Существует ли предопределение или нет его; если оно есть, то каковы пределы самостоятельности личности — все это не предмет отвлеченных умствований для Печорина, но самый насущный вопрос. Ибо ответ на него даст ключ к разгадке жизни и человеческой натуры, сможет, наконец, объяснить Печорину его собственную душу и судьбу. Глава «Фаталист» снова возвращает повествование в «крепость за Тереком», в которой и начиналась история с Бэлой, открывшая роман «Герой нашего времени». Таким образом, роман обретает «кольцевую» композицию, характерную для лермонтовских произведений: это «возвращение на круги своя» подчеркивает бесконечность философских исканий главного героя и обреченность его в его судьбе.
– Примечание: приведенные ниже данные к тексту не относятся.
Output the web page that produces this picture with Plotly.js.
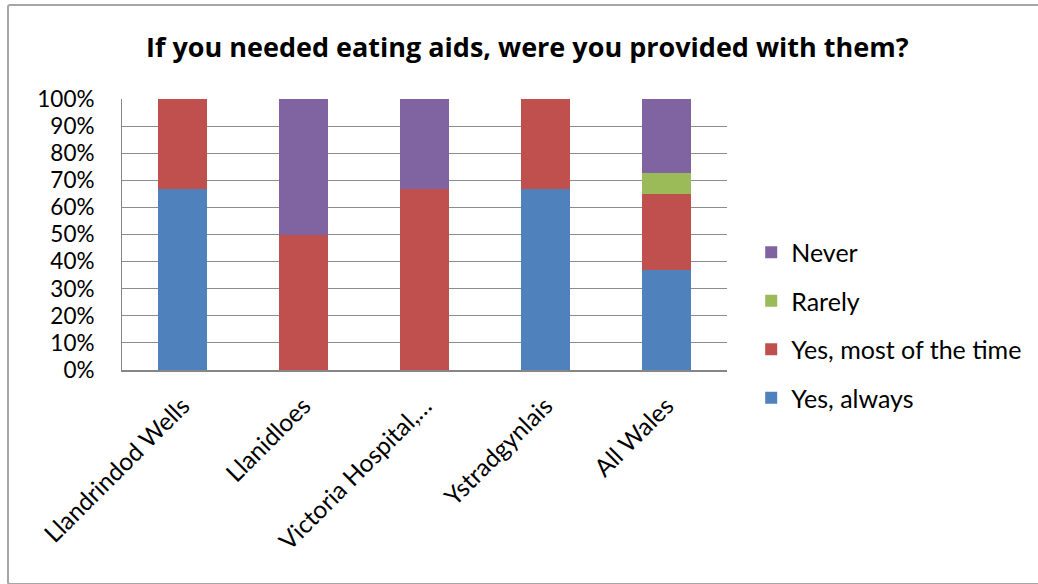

Само название романа «Герой нашего времени» свидетельствует о том, что автор рассматривает личность в контексте общества и эпохи, выявляет порой скрытое, но мощное влияние на формирование человека всего, что его окружает. Романтизм открыл литературе человеческую личность как основной предмет изображения. Но романтизм понимает личность как некую данность, воспринимая и изображая ее в статике, вне развития. Романтического писателя интересует уже сформировавшаяся личность сильного, неординарного героя и его противоборство с миром. Лермонтов впервые сказал об интересе не к личности как таковой, но к «истории души человеческой», то есть личность он понимает не как нечто неизменное. Для Лермонтова человек интересен в динамике его духовного развития, ибо душа и характер человека формируются всю жизнь в постоянной борьбе: с одной стороны, согласно его собственным желаниям и убеждениям, с другой — обществом и эпохой. Это и есть «история души человеческой», которая, по мнению Лермонтова, «едва ли не любопытнее и не полезнее истории целого народа». Образ Печорина глубок и объемен именно потому, что автор исследует и психологию своего героя и рассматривает его как социальное явление. Не только исповедь Печорина составляет «зерно образа», но и его взаимоотношения с остальными персонажами.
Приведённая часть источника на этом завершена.